:: Data supplied
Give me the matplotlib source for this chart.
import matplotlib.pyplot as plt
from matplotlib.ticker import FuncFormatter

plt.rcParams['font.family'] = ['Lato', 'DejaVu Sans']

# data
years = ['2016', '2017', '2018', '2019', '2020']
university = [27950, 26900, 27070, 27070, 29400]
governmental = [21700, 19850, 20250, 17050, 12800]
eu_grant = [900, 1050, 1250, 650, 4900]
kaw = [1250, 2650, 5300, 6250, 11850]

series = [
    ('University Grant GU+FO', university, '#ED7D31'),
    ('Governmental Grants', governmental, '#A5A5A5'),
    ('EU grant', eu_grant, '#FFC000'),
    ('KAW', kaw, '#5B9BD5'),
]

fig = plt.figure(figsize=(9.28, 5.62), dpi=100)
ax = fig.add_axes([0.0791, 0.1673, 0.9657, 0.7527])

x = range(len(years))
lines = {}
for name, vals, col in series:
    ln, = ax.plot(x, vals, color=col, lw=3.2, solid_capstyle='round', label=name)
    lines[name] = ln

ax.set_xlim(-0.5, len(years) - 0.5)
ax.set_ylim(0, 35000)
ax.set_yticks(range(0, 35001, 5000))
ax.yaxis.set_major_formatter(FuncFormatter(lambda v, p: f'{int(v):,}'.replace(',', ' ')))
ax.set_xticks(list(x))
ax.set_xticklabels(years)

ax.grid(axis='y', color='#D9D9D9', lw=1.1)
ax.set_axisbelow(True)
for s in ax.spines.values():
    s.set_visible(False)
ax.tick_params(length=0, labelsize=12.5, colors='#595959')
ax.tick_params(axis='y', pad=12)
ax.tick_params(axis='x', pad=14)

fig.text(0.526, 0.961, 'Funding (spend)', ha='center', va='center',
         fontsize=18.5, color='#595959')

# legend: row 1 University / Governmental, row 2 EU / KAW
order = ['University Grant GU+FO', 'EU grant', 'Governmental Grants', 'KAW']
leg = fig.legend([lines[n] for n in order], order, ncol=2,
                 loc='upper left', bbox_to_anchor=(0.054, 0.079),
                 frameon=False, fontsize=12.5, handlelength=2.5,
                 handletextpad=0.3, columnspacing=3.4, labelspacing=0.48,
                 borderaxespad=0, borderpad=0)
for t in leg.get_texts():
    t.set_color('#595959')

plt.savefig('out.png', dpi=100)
::::
:: Data supplied
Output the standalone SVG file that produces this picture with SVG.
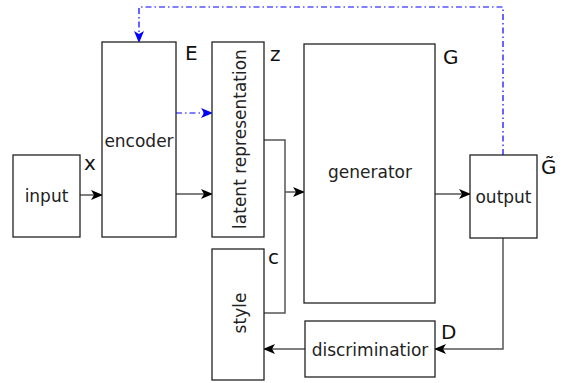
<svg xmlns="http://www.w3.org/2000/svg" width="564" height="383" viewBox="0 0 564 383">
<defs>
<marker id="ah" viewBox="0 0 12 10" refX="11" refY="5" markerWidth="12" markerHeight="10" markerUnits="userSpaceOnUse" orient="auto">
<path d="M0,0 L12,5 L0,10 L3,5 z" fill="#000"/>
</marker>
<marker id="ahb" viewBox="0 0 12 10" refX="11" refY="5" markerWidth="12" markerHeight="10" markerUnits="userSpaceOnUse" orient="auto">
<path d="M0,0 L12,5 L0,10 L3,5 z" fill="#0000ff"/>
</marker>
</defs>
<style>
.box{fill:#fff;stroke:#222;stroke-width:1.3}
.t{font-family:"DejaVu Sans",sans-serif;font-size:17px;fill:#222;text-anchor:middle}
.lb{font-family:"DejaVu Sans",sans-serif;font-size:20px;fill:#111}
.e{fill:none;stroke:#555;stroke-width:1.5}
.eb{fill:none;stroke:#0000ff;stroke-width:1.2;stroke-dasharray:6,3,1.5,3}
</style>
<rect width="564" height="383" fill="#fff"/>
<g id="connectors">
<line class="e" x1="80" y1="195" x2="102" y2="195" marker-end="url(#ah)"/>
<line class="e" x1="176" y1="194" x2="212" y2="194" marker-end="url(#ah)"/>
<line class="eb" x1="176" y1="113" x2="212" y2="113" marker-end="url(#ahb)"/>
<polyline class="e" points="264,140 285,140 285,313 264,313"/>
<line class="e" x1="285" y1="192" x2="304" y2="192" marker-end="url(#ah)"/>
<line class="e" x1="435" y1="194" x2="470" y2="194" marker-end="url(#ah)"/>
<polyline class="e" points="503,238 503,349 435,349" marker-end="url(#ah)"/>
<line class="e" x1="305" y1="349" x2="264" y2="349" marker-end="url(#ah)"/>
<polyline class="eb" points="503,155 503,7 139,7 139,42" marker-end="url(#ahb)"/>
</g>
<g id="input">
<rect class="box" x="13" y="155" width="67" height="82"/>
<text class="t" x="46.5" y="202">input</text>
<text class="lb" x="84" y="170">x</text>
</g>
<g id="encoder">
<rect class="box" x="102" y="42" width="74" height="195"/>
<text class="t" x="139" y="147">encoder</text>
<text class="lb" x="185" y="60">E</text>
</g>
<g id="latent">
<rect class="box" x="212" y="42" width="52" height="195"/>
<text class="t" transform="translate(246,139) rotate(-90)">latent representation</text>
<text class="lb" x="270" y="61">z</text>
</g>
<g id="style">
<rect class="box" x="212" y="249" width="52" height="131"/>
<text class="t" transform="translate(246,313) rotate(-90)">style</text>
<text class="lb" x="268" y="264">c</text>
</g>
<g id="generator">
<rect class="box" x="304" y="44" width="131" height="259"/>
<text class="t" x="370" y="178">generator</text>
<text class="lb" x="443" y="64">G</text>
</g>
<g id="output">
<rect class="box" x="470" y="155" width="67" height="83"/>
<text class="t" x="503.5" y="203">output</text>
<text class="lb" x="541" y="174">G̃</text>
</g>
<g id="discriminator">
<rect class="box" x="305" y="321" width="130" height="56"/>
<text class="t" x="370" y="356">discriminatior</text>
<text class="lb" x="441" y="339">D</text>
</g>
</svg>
::::
## Task details
Only the lines from the one containing "Give me the matplotlib source for this chart." through the one containing "kaw = [1250, 2650, 5300, 6250, 11850]" are to be reproduced, exactly as they appear.

## Solution for this problem
Give me the matplotlib source for this chart.
import matplotlib.pyplot as plt
from matplotlib.ticker import FuncFormatter

plt.rcParams['font.family'] = ['Lato', 'DejaVu Sans']

# data
years = ['2016', '2017', '2018', '2019', '2020']
university = [27950, 26900, 27070, 27070, 29400]
governmental = [21700, 19850, 20250, 17050, 12800]
eu_grant = [900, 1050, 1250, 650, 4900]
kaw = [1250, 2650, 5300, 6250, 11850]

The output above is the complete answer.